Ahli Ibadah
Dulu sewaktu masih di pondok, ada seorang anak yang entah siapa tetiba datang ke mushalla pondok kami. Dia sepertinya seumuran dengan saya. Dia mencuri perhatian seluruh pondok sebab ibadahnya luar biasa. Tubuhnya kurus, kulit di mata kakinya terlihat mengeras tanda terlalu lama dibuat duduk. Seharian dia gak turun dari mushalla, waktunya habis untuk duduk berzikir dan shalat saja. Diajak bicara pun sering tidak menjawab karena tenggelam dalam zikirnya yang luar biasa. Bahkan saat di mushalla ada pengajian dari Kyai, dia tetap tak beranjak dari tempatnya dan meneruskan zikir.
Hari berganti dengan hari, si anak yang tidak jelas identitasnya itu tetap berada di mushalla pondok. Tak ada pengurus yang mengusik atau mempersoalkan sebab dia tidak mengganggu, hanya beribadah di tempat yang memang dibuat untuk beribadah. Beberapa santri menyangka anak itu wali dan meminta berkah darinya saat dia "nyambung diajak ngomong".

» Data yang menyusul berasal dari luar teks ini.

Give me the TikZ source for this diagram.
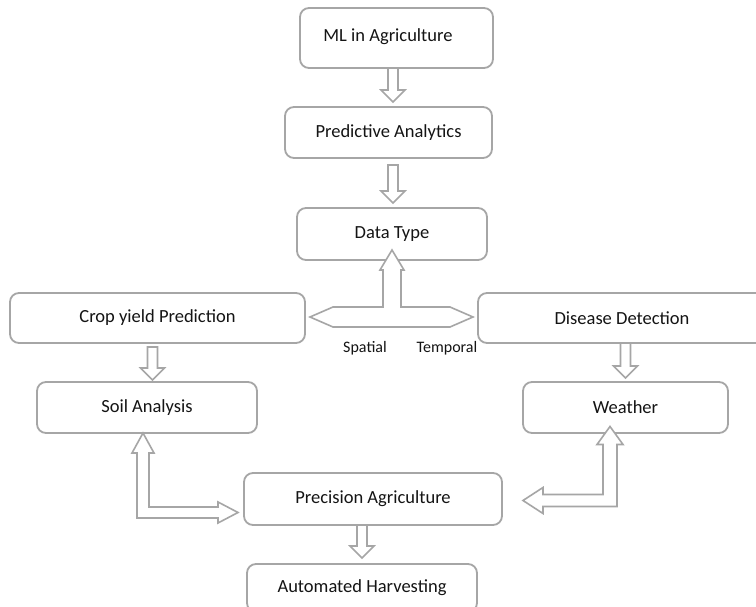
\documentclass[tikz,border=0pt]{standalone}
\usepackage{fontspec}
\setmainfont{Carlito}
\usetikzlibrary{calc}
\definecolor{edge}{HTML}{A6A6A6}
\definecolor{ink}{HTML}{141414}
\tikzset{
  box/.style={draw=edge, line width=1.8pt, rounded corners=9pt, fill=white, text=ink,
    font=\fontsize{18.5}{21}\selectfont, inner sep=0pt, outer sep=0pt},
  blk/.style={draw=edge, line width=1.6pt, fill=white, line join=miter},
  lbl/.style={text=ink, font=\fontsize{16}{18}\selectfont, inner sep=0pt}
}
% hollow downward block arrow: #1 top centre, #2 point giving the tip height
\newcommand\dnarr[2]{%
  \draw[blk] let \p1=(#1), \p2=(#2) in
    (\x1-5pt,\y1) -- (\x1-5pt,\y2+12pt) -- (\x1-12pt,\y2+12pt) -- (\x1,\y2)
    -- (\x1+12pt,\y2+12pt) -- (\x1+5pt,\y2+12pt) -- (\x1+5pt,\y1) -- cycle;}
\begin{document}
\begin{tikzpicture}[x=1pt,y=-1pt]
\useasboundingbox (0,0) rectangle (756,607);
\fill[white] (0,0) rectangle (756,607);
\clip (0,0) rectangle (756,607);

% boxes
\node[box, minimum width=193pt, minimum height=60pt] (ml) at (396.5,38) {\raisebox{5pt}{ML in Agriculture}\hspace*{17pt}};
\node[box, minimum width=207pt, minimum height=51pt] (pa) at (388.5,132.5) {Predictive Analytics};
\node[box, minimum width=190pt, minimum height=52pt] (dt) at (392,234) {Data Type};
\node[box, minimum width=295pt, minimum height=50pt] (crop) at (157.5,318) {Crop yield Prediction};
\node[box, minimum width=288pt, minimum height=50pt] (dd) at (622,318) {Disease Detection};
\node[box, minimum width=220pt, minimum height=51pt] (soil) at (147,407.5) {Soil Analysis};
\node[box, minimum width=205pt, minimum height=51pt] (weather) at (625.5,407.5) {Weather};
\node[box, minimum width=258pt, minimum height=52pt] (prec) at (373,499) {Precision Agriculture};
\node[box, minimum width=230pt, minimum height=48pt] (ah) at (362,588) {\raisebox{3pt}{Automated Harvesting}};

% labels
\node[lbl] (sp) at (365,348) {Spatial};
\node[lbl] (tp) at (447,348) {Temporal};

% straight down arrows
\dnarr{$(ml.south)+(-3.5,0)$}{$(pa.north)+(0,-5)$}
\dnarr{$(pa.south)+(4.5,7)$}{$(dt.north)+(0,-5)$}
\dnarr{$(crop.south)+(-5,4)$}{$(soil.north)+(0,-2)$}
\dnarr{$(dd.south)+(3.5,0)$}{$(weather.north)+(0,-4)$}
\dnarr{$(prec.south)+(-11,0)$}{$(ah.north)+(0,-6)$}

% T-shaped arrow below Data Type
\draw[blk, shift={(dt.south)}] (0,-10) -- (12,10) -- (9,10) -- (9,47) -- (58,47)
  -- (81,57) -- (58,67) -- (-59,67) -- (-82,57) -- (-59,47) -- (-9,47) -- (-9,10)
  -- (-12,10) -- cycle;

% bent arrow Soil Analysis <-> Precision Agriculture
\draw[blk, shift={(soil.south)}] (-4,0) -- (7,20) -- (2,20) -- (2,74) -- (71,74)
  -- (71,69) -- (91,79.5) -- (71,90) -- (71,85) -- (-10,85) -- (-10,20) -- (-15,20) -- cycle;

% bent arrow Weather <-> Precision Agriculture
\draw[blk, shift={(weather.south)}] (-15.5,-6.5) -- (-2.5,11.5) -- (-8.5,11.5)
  -- (-8.5,73.5) -- (-82.5,73.5) -- (-82.5,80.5) -- (-102.5,67.5) -- (-82.5,54.5)
  -- (-82.5,61.5) -- (-22.5,61.5) -- (-22.5,11.5) -- (-28.5,11.5) -- cycle;
\end{tikzpicture}
\end{document}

Saat pertama melihatnya, saya ikutan kagum pada kerasnya ibadah yang dia lakukan hanya sedikit aneh dengan auranya yang kurang nyaman. Namun lama-lama ada juga beberapa perkatannya ke teman-teman yang menunjukkan bahwa dia sebenarnya awam dalam hal agama. Diamnya dia yang tak beranjak dari tempatnya berada padahal ada Kyai yang sedang mengajar tidak jauh darinya, saat semua santri mundur dari tempat itu ke posisi ideal untuk mengaji, membuat saya tidak respek lagi padanya. Kebetulan saat itu materi pengajian kami adalah Ihya' Ulumiddin pada bahasan orang-orang yang tertipu (maghrur) yang merasa sudah sampai, sudah jauh, padahal cuma tertipu setan.
Begitulah bila orang awam menjadi ahli ibadah saat belum mencicipi ilmu yang cukup. Derajatnya tidak malah tinggi tapi malah membuang waktu percuma. Yang ada malah ingin tampil keramat dan berbeda dari orang lain, padahal ini perasaan yang menodai kesucian hati dan merusak pahala.
Di sisi lain, ibadah keras luar biasa yang tidak dibarengi dengan ilmu biasanya disukai jin. Berpuasa senin-kamis, shalat sunnah ratusan rakaat, membaca wirid dengan jumlah fantastis bila tidak dibarengi dengan ilmu pengetahuan yang baik hanya akan menjadikan orangnya dekat dengan jin, bukan dengan Allah. Akhirnya malah jadi dukun, bukan orang ma'rifat. Ada juga yang malah stress bahkan gila sebab ibadah semacam itu. Sampai-sampai ada sebagian orang yang melarang puasa senin-kamis dengan alasan takut gila.
Ada juga yang malah dapat "ma'rifat palsu" merasa sudah bertemu para Nabi bahkan ada yang mengaku bertemu dengan Allah padahal cuma dikerjain jin iseng. Makanya jangan merasa aneh ketika melihat orang yang mengaku wali, mengaku mahdi, bahkan mengaku sudah lepas dari syariat. Kisah Syaikh Abdul Qadir al-Jilani yang lolos dari tipuan iblis sudah sangat populer tapi tetap saja banyak yang jatuh pada jebakan serupa sebab minimnya ilmu.
Kenapa efeknya demikian? Karena yang bersangkutan tidak belajar ilmu agama dengan benar sehingga dia tidak mampu membedakan mana tujuan ibadah yang ikhlas untuk Allah dan mana yang untuk kekeramatan (karamah). Indikasinya simpel, dia selalu butuh pengakuan bahwa dirinya hebat dan berbeda dari orang lain.
Ibadah yang dilakukan murni untuk menggapai ridha Allah akan berefek pada tenangnya hati, tenangnya mulut dan tenangnya anggota badan. Tidak ada lagi grusa-grusu dan emosian. Wajahnya juga akan memancarkan cahaya teduh yang enak dipandang, bukan malah bikin sumpek seperti wajah para dukun yang ingin tampil beda dan eksklusif.